(begin)

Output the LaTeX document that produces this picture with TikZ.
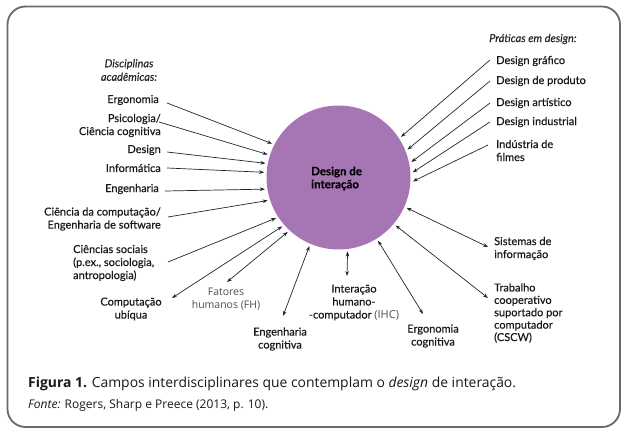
\documentclass[tikz,border=0pt]{standalone}
\usepackage{fontspec}
\setmainfont{Lato}[FakeBold=0.35]
\newfontfamily\capfont{Open Sans}
\usetikzlibrary{arrows.meta}
\definecolor{circ}{RGB}{166,117,180}
\definecolor{framec}{RGB}{105,105,105}
\definecolor{fhgray}{RGB}{80,80,80}
\begin{document}
\begin{tikzpicture}[x=1pt,y=-1pt,
 lab/.style={inner sep=0pt, font=\fontsize{11}{13}\selectfont, text=black!90},
 head/.style={inner sep=0pt, font=\fontsize{11}{13.5}\selectfont\itshape, text=black!85},
 one/.style={-{Stealth[length=5pt,width=3.6pt]}, line width=0.7pt, draw=black!85},
 two/.style={{Stealth[length=5pt,width=3.6pt]}-{Stealth[length=5pt,width=3.6pt]}, line width=0.7pt, draw=black!85}]
\useasboundingbox (0,0) rectangle (628,435);
\fill[white] (0,0) rectangle (628,435);
\draw[framec, line width=1.8pt, rounded corners=18pt] (7.5,6.5) rectangle (620,427);
\node[circle, fill=circ, minimum size=144pt, inner sep=0pt, outer sep=2.5pt] (c) at (338.5,177.5) {};
\node[inner sep=0pt, anchor=west, align=left, font=\fontsize{11.5}{13}\selectfont\bfseries] (ct) at (311,178.5) {Design de\\interação};

% left headings and labels
\node[head, align=center] (disc) at (129,70) {Disciplinas\\acadêmicas:};
\node[lab, anchor=east] (ergo) at (159,100) {Ergonomia};
\node[lab, anchor=east, align=right] (psi) at (161,125.5) {Psicologia/\\Ciência cognitiva};
\node[lab, anchor=east] (des) at (161,150) {Design};
\node[lab, anchor=east] (inf) at (161,168) {Informática};
\node[lab, anchor=east] (eng) at (159,189) {Engenharia};
\node[lab, anchor=east, align=right] (ccc) at (161,219) {Ciência da computação/\\Engenharia de software};
\node[lab, anchor=west, align=left] (cs) at (73,263) {Ciências sociais\\(p.ex., sociologia,\\antropologia)};
\node[lab, align=center] (cu) at (131,309) {Computação\\ubíqua};
\node[lab, align=center, text=fhgray, font=\capfont\fontsize{10.5}{13.5}\selectfont] (fh) at (226,299) {Fatores\\humanos (FH)};
\node[lab, align=center] (ec) at (280,339) {Engenharia\\cognitiva};
\node[lab, align=center] (ihc) at (354,302.5) {Interação\\humano-\\-computador {\color{fhgray}\capfont(IHC)}};
\node[lab, align=center] (ergc) at (433,336) {Ergonomia\\cognitiva};
\node[lab, anchor=west, align=left] (si) at (494,248.5) {Sistemas de\\informação};
\node[lab, anchor=west, align=left, font=\fontsize{11}{12.4}\selectfont] (tc) at (494,313) {Trabalho\\cooperativo\\suportado por\\computador\\(CSCW)};

% right headings and labels
\node[head, anchor=west] (prat) at (489,39) {Práticas em design:};
\node[lab, anchor=west] (gra) at (496,61) {Design gráfico};
\node[lab, anchor=west] (pro) at (496,81) {Design de produto};
\node[lab, anchor=west] (art) at (496,103) {Design artístico};
\node[lab, anchor=west] (ind) at (496,122) {Design industrial};
\node[lab, anchor=west, align=left] (fil) at (496,150.5) {Indústria de\\filmes};

% connector free ends
\coordinate (ergoS) at (167,103);
\coordinate (psiS) at (159,122);
\coordinate (desS) at (167,152);
\coordinate (infS) at (167,168);
\coordinate (engS) at (165,191);
\coordinate (cccS) at (168,217);
\coordinate (csS) at (168,262);
\coordinate (cuS) at (172,298);
\coordinate (fhS) at (227,282);
\coordinate (ecS) at (283,316);
\coordinate (ihcS) at (347,276);
\coordinate (ergcS) at (423,314);
\coordinate (tcS) at (488,298);
\coordinate (siS) at (488,247);
\coordinate (filS) at (488,145);
\coordinate (indS) at (490,122);
\coordinate (artS) at (490,103);
\coordinate (proS) at (490,81);
\coordinate (graS) at (490,60);

% connectors
\draw[one] (ergoS) -- (c.153);
\draw[one] (psiS) -- (c.162);
\draw[one] (desS) -- (c.169);
\draw[one] (infS) -- (c.176);
\draw[one] (engS) -- (c.189.5);
\draw[one] (cccS) -- (c.198);
\draw[one] (csS) -- (c.213);
\draw[two] (cuS) -- (c.221);
\draw[two] (fhS) -- (c.227);
\draw[two] (ecS) -- (c.247.5);
\draw[two] (ihcS) -- (c.277);
\draw[two] (ergcS) -- (c.302);
\draw[two] (tcS) -- (c.320.5);
\draw[two] (siS) -- (c.336.5);
\draw[one] (filS) -- (c.357);
\draw[one] (indS) -- (c.4);
\draw[one] (artS) -- (c.12.5);
\draw[one] (proS) -- (c.22);
\draw[one] (graS) -- (c.33.5);

% caption
\node[inner sep=0pt, anchor=base west, font=\capfont\fontsize{13.9}{16}\selectfont, text=black!90] (cap) at (28,387) {\textbf{Figura 1.} Campos interdisciplinares que contemplam o \textit{design} de interação.};
\node[inner sep=0pt, anchor=base west, font=\capfont\fontsize{12}{13}\selectfont, text=black!90] (src) at (28,408) {\textit{Fonte:} Rogers, Sharp e Preece (2013, p. 10).};
\end{tikzpicture}
\end{document}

(end)

• _Exercise requirements_
Output the data above without changes, apart from leaving out the pictures.

• _Exercise answer_
Output the LaTeX document that produces this picture with TikZ.
\documentclass[tikz,border=0pt]{standalone}
\usepackage{fontspec}
\setmainfont{Lato}[FakeBold=0.35]
\newfontfamily\capfont{Open Sans}
\usetikzlibrary{arrows.meta}
\definecolor{circ}{RGB}{166,117,180}
\definecolor{framec}{RGB}{105,105,105}
\definecolor{fhgray}{RGB}{80,80,80}
\begin{document}
\begin{tikzpicture}[x=1pt,y=-1pt,
 lab/.style={inner sep=0pt, font=\fontsize{11}{13}\selectfont, text=black!90},
 head/.style={inner sep=0pt, font=\fontsize{11}{13.5}\selectfont\itshape, text=black!85},
 one/.style={-{Stealth[length=5pt,width=3.6pt]}, line width=0.7pt, draw=black!85},
 two/.style={{Stealth[length=5pt,width=3.6pt]}-{Stealth[length=5pt,width=3.6pt]}, line width=0.7pt, draw=black!85}]
\useasboundingbox (0,0) rectangle (628,435);
\fill[white] (0,0) rectangle (628,435);
\draw[framec, line width=1.8pt, rounded corners=18pt] (7.5,6.5) rectangle (620,427);
\node[circle, fill=circ, minimum size=144pt, inner sep=0pt, outer sep=2.5pt] (c) at (338.5,177.5) {};
\node[inner sep=0pt, anchor=west, align=left, font=\fontsize{11.5}{13}\selectfont\bfseries] (ct) at (311,178.5) {Design de\\interação};

% left headings and labels
\node[head, align=center] (disc) at (129,70) {Disciplinas\\acadêmicas:};
\node[lab, anchor=east] (ergo) at (159,100) {Ergonomia};
\node[lab, anchor=east, align=right] (psi) at (161,125.5) {Psicologia/\\Ciência cognitiva};
\node[lab, anchor=east] (des) at (161,150) {Design};
\node[lab, anchor=east] (inf) at (161,168) {Informática};
\node[lab, anchor=east] (eng) at (159,189) {Engenharia};
\node[lab, anchor=east, align=right] (ccc) at (161,219) {Ciência da computação/\\Engenharia de software};
\node[lab, anchor=west, align=left] (cs) at (73,263) {Ciências sociais\\(p.ex., sociologia,\\antropologia)};
\node[lab, align=center] (cu) at (131,309) {Computação\\ubíqua};
\node[lab, align=center, text=fhgray, font=\capfont\fontsize{10.5}{13.5}\selectfont] (fh) at (226,299) {Fatores\\humanos (FH)};
\node[lab, align=center] (ec) at (280,339) {Engenharia\\cognitiva};
\node[lab, align=center] (ihc) at (354,302.5) {Interação\\humano-\\-computador {\color{fhgray}\capfont(IHC)}};
\node[lab, align=center] (ergc) at (433,336) {Ergonomia\\cognitiva};
\node[lab, anchor=west, align=left] (si) at (494,248.5) {Sistemas de\\informação};
\node[lab, anchor=west, align=left, font=\fontsize{11}{12.4}\selectfont] (tc) at (494,313) {Trabalho\\cooperativo\\suportado por\\computador\\(CSCW)};

% right headings and labels
\node[head, anchor=west] (prat) at (489,39) {Práticas em design:};
\node[lab, anchor=west] (gra) at (496,61) {Design gráfico};
\node[lab, anchor=west] (pro) at (496,81) {Design de produto};
\node[lab, anchor=west] (art) at (496,103) {Design artístico};
\node[lab, anchor=west] (ind) at (496,122) {Design industrial};
\node[lab, anchor=west, align=left] (fil) at (496,150.5) {Indústria de\\filmes};

% connector free ends
\coordinate (ergoS) at (167,103);
\coordinate (psiS) at (159,122);
\coordinate (desS) at (167,152);
\coordinate (infS) at (167,168);
\coordinate (engS) at (165,191);
\coordinate (cccS) at (168,217);
\coordinate (csS) at (168,262);
\coordinate (cuS) at (172,298);
\coordinate (fhS) at (227,282);
\coordinate (ecS) at (283,316);
\coordinate (ihcS) at (347,276);
\coordinate (ergcS) at (423,314);
\coordinate (tcS) at (488,298);
\coordinate (siS) at (488,247);
\coordinate (filS) at (488,145);
\coordinate (indS) at (490,122);
\coordinate (artS) at (490,103);
\coordinate (proS) at (490,81);
\coordinate (graS) at (490,60);

% connectors
\draw[one] (ergoS) -- (c.153);
\draw[one] (psiS) -- (c.162);
\draw[one] (desS) -- (c.169);
\draw[one] (infS) -- (c.176);
\draw[one] (engS) -- (c.189.5);
\draw[one] (cccS) -- (c.198);
\draw[one] (csS) -- (c.213);
\draw[two] (cuS) -- (c.221);
\draw[two] (fhS) -- (c.227);
\draw[two] (ecS) -- (c.247.5);
\draw[two] (ihcS) -- (c.277);
\draw[two] (ergcS) -- (c.302);
\draw[two] (tcS) -- (c.320.5);
\draw[two] (siS) -- (c.336.5);
\draw[one] (filS) -- (c.357);
\draw[one] (indS) -- (c.4);
\draw[one] (artS) -- (c.12.5);
\draw[one] (proS) -- (c.22);
\draw[one] (graS) -- (c.33.5);

% caption
\node[inner sep=0pt, anchor=base west, font=\capfont\fontsize{13.9}{16}\selectfont, text=black!90] (cap) at (28,387) {\textbf{Figura 1.} Campos interdisciplinares que contemplam o \textit{design} de interação.};
\node[inner sep=0pt, anchor=base west, font=\capfont\fontsize{12}{13}\selectfont, text=black!90] (src) at (28,408) {\textit{Fonte:} Rogers, Sharp e Preece (2013, p. 10).};
\end{tikzpicture}
\end{document}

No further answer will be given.